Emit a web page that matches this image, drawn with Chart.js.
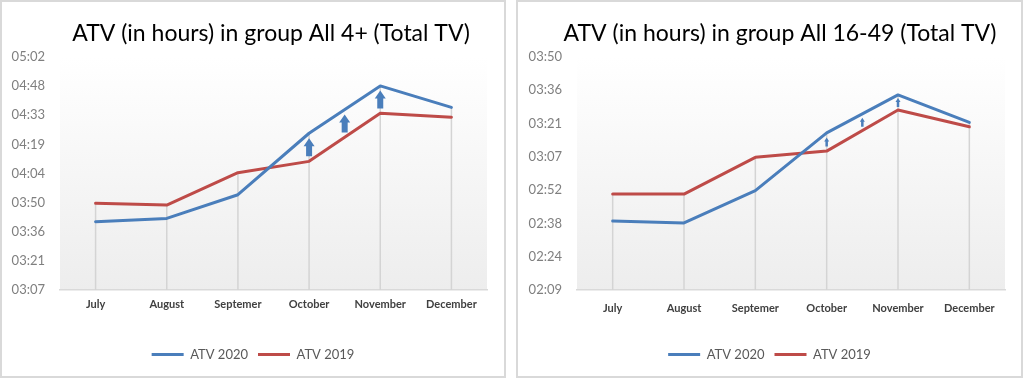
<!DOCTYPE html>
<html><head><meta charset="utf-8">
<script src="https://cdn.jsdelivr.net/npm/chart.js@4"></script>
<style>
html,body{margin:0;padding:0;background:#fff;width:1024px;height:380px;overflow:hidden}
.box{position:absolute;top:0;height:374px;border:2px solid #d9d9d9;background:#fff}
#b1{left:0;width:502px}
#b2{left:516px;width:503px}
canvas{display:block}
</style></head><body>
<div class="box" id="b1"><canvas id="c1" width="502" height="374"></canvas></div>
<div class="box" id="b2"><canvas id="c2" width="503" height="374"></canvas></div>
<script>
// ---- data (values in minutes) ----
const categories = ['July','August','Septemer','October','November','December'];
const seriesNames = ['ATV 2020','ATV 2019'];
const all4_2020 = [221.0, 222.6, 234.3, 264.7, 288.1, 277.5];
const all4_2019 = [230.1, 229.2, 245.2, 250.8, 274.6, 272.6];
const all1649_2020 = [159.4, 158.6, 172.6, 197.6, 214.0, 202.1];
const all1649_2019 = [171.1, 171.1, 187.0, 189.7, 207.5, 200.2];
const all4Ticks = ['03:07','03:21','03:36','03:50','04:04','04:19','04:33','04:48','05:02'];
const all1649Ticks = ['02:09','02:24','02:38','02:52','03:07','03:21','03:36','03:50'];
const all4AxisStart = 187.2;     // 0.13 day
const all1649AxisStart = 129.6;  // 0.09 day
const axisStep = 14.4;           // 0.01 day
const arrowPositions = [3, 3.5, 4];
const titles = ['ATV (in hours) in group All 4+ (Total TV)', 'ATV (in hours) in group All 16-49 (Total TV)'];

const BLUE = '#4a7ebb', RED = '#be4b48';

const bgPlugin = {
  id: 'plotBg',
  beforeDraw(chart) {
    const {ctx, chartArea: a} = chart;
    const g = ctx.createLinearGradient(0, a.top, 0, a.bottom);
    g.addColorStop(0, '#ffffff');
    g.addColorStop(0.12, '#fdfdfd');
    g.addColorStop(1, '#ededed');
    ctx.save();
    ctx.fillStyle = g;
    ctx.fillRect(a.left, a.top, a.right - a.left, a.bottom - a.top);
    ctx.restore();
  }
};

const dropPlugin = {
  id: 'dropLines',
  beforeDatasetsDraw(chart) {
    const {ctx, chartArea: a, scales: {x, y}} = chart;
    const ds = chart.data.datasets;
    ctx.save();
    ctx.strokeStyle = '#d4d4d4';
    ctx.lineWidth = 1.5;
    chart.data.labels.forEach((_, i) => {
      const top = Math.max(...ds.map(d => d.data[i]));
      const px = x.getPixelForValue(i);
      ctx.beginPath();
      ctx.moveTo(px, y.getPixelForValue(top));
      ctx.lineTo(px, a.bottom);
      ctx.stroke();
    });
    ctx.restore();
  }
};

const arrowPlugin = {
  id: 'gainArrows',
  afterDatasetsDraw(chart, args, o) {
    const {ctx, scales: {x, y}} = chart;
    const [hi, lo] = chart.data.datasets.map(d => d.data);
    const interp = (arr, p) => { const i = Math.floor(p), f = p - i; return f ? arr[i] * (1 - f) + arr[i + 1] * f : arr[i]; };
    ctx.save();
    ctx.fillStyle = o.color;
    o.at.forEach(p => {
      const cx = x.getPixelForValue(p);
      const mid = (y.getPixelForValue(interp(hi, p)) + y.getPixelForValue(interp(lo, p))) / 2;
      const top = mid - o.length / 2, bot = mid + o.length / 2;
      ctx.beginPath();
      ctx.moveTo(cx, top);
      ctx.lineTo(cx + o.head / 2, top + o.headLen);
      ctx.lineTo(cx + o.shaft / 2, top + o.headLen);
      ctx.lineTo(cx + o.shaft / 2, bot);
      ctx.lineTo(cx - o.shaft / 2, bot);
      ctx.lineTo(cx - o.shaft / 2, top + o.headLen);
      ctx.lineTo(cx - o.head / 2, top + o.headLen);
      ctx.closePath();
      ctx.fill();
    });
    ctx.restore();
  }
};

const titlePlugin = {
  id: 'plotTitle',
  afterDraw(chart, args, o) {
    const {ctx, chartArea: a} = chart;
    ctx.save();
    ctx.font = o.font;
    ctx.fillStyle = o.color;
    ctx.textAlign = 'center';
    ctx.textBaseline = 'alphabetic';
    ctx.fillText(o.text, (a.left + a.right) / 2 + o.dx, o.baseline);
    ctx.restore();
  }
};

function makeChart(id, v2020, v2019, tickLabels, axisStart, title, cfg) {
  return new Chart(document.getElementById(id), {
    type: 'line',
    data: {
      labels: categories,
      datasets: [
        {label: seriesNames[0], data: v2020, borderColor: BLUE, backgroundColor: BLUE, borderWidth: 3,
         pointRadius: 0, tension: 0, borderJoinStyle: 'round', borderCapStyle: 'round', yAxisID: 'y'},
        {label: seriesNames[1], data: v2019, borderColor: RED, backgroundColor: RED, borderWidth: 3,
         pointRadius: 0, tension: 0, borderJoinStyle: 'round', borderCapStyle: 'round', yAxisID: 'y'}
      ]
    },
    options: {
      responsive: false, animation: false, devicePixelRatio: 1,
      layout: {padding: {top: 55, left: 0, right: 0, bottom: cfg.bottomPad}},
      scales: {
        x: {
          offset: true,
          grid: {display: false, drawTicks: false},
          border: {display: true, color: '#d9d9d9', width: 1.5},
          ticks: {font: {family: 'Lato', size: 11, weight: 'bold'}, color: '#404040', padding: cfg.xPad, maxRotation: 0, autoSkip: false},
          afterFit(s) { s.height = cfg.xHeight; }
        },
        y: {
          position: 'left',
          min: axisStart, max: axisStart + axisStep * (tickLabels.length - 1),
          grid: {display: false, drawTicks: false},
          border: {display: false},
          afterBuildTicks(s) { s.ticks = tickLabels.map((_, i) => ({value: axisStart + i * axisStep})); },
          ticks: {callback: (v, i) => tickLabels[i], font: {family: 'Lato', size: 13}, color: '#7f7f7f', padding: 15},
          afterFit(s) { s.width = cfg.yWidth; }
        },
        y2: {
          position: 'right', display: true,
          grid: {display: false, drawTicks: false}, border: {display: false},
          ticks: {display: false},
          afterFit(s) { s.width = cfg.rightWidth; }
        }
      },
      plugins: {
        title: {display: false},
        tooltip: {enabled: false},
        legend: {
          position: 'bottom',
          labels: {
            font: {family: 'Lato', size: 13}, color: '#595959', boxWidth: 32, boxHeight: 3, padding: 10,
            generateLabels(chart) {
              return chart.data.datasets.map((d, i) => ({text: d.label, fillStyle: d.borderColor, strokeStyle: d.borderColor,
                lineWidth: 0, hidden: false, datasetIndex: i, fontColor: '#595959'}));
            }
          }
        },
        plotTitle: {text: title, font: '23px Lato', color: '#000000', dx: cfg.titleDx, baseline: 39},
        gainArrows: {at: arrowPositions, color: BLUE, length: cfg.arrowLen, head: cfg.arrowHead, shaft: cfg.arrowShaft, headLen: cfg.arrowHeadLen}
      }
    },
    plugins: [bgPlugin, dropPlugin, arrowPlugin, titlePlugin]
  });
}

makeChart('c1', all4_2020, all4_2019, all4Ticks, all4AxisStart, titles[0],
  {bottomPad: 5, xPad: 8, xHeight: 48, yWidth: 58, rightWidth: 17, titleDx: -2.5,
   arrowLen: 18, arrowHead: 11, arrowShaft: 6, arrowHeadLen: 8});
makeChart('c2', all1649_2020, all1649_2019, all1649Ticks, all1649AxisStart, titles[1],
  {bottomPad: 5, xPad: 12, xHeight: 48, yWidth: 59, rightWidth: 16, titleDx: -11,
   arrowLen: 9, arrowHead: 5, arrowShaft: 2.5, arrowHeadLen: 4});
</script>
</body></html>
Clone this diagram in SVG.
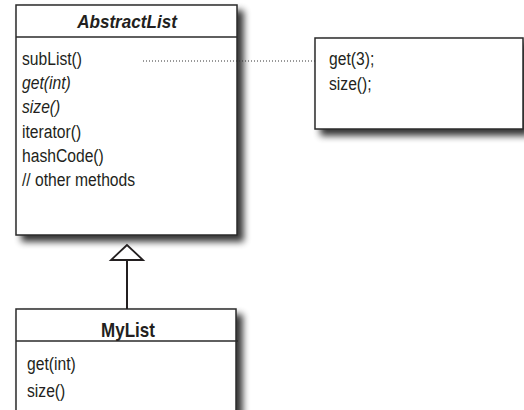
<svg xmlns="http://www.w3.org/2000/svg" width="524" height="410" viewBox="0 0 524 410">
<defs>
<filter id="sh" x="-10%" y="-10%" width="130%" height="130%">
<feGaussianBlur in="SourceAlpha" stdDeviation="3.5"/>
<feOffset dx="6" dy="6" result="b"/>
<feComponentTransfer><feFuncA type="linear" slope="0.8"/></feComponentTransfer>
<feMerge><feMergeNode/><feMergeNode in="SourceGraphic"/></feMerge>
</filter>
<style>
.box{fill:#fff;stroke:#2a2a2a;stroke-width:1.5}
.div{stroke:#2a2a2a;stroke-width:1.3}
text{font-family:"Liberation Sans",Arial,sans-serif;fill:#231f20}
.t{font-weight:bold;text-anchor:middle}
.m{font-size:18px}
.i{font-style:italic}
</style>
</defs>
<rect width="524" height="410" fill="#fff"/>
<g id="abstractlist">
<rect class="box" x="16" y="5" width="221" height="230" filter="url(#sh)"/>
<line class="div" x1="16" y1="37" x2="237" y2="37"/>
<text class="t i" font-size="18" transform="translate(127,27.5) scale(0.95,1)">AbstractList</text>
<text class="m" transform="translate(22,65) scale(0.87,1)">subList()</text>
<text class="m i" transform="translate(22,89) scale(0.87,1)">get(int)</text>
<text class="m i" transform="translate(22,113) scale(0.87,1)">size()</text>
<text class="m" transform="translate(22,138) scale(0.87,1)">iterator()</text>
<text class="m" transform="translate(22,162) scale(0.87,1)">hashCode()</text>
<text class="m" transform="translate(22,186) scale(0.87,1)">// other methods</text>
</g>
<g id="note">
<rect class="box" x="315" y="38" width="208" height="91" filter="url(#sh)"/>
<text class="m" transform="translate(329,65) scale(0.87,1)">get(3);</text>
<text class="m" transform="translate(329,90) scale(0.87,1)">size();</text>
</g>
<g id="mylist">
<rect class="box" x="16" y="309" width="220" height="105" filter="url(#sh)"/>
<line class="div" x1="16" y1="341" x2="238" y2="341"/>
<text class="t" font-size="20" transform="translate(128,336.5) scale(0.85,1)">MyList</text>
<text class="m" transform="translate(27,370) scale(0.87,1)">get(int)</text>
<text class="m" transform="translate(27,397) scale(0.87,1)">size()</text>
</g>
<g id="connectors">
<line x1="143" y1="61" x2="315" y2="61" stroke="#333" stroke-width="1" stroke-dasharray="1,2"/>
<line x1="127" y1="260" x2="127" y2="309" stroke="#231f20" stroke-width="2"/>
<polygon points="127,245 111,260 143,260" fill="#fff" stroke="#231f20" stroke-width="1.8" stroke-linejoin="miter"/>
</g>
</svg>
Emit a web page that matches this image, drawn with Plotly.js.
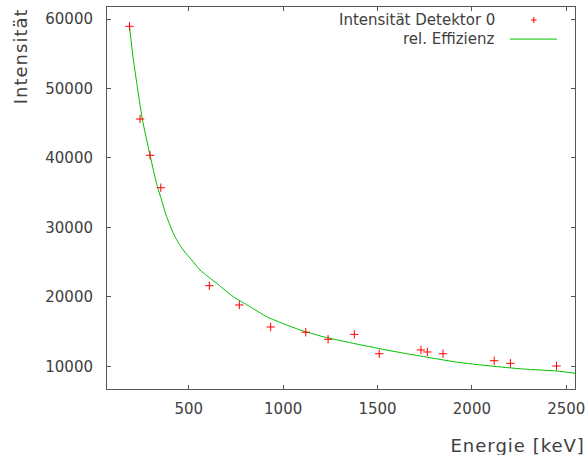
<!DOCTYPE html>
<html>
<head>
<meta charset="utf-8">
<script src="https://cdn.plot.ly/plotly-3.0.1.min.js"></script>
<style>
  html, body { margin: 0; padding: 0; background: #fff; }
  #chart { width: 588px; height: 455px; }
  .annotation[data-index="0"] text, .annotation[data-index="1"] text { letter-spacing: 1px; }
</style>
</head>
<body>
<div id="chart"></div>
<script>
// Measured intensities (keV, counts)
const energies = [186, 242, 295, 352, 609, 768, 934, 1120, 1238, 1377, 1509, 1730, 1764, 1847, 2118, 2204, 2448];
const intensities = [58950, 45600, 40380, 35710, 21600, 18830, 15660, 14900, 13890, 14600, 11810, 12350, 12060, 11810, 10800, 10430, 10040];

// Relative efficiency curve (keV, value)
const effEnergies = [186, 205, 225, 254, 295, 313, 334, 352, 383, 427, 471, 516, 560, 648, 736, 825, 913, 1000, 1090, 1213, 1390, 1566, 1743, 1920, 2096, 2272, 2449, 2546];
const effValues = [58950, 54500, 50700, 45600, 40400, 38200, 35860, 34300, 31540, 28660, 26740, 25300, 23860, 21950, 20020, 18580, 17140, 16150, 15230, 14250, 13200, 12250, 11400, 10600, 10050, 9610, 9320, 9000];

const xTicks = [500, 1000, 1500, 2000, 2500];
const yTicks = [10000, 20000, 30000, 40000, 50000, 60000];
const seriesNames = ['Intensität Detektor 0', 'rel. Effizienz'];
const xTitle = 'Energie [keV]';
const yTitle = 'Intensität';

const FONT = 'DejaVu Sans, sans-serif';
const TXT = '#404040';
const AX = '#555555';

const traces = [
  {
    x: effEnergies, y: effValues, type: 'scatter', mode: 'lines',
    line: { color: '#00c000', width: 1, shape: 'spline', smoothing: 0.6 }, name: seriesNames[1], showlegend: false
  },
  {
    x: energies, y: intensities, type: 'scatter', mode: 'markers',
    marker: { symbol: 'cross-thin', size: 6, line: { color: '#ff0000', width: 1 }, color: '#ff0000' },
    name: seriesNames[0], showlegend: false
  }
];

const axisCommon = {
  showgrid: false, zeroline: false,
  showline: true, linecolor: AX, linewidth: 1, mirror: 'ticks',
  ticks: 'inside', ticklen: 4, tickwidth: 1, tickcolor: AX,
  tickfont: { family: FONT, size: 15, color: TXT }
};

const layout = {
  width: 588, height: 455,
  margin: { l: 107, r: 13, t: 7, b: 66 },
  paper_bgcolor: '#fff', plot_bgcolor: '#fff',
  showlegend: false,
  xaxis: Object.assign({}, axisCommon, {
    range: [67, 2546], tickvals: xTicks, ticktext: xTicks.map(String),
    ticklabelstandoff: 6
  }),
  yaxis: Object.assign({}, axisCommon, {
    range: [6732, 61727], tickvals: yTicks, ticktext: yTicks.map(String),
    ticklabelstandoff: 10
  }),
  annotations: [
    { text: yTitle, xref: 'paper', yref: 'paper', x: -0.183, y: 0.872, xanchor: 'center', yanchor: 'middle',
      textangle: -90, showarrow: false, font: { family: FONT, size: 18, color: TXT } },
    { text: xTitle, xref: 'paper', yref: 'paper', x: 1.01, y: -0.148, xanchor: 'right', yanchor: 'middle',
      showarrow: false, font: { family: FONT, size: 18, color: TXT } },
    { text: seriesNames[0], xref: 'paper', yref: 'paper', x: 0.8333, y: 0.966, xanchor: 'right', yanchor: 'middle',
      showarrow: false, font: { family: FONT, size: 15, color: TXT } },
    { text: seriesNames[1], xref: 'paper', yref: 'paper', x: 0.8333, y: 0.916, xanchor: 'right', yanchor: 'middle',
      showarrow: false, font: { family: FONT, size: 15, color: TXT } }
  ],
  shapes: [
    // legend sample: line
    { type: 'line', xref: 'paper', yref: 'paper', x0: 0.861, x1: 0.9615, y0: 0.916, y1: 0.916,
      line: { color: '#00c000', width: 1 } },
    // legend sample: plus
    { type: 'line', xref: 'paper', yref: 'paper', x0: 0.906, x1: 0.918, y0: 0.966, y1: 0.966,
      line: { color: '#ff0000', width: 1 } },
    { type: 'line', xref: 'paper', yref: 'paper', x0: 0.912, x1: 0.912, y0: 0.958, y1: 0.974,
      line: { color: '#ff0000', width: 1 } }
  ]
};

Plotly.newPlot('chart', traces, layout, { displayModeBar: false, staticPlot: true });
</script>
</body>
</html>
════
* Work to do
Transcribe only the lines above that start at the line containing "Emit a web page that matches this image, drawn with Plotly.js." and end at the line containing "const AX = '#555555';". Omit pictures.

* Solution to this task
Emit a web page that matches this image, drawn with Plotly.js.
<!DOCTYPE html>
<html>
<head>
<meta charset="utf-8">
<script src="https://cdn.plot.ly/plotly-3.0.1.min.js"></script>
<style>
  html, body { margin: 0; padding: 0; background: #fff; }
  #chart { width: 588px; height: 455px; }
  .annotation[data-index="0"] text, .annotation[data-index="1"] text { letter-spacing: 1px; }
</style>
</head>
<body>
<div id="chart"></div>
<script>
// Measured intensities (keV, counts)
const energies = [186, 242, 295, 352, 609, 768, 934, 1120, 1238, 1377, 1509, 1730, 1764, 1847, 2118, 2204, 2448];
const intensities = [58950, 45600, 40380, 35710, 21600, 18830, 15660, 14900, 13890, 14600, 11810, 12350, 12060, 11810, 10800, 10430, 10040];

// Relative efficiency curve (keV, value)
const effEnergies = [186, 205, 225, 254, 295, 313, 334, 352, 383, 427, 471, 516, 560, 648, 736, 825, 913, 1000, 1090, 1213, 1390, 1566, 1743, 1920, 2096, 2272, 2449, 2546];
const effValues = [58950, 54500, 50700, 45600, 40400, 38200, 35860, 34300, 31540, 28660, 26740, 25300, 23860, 21950, 20020, 18580, 17140, 16150, 15230, 14250, 13200, 12250, 11400, 10600, 10050, 9610, 9320, 9000];

const xTicks = [500, 1000, 1500, 2000, 2500];
const yTicks = [10000, 20000, 30000, 40000, 50000, 60000];
const seriesNames = ['Intensität Detektor 0', 'rel. Effizienz'];
const xTitle = 'Energie [keV]';
const yTitle = 'Intensität';

const FONT = 'DejaVu Sans, sans-serif';
const TXT = '#404040';
const AX = '#555555';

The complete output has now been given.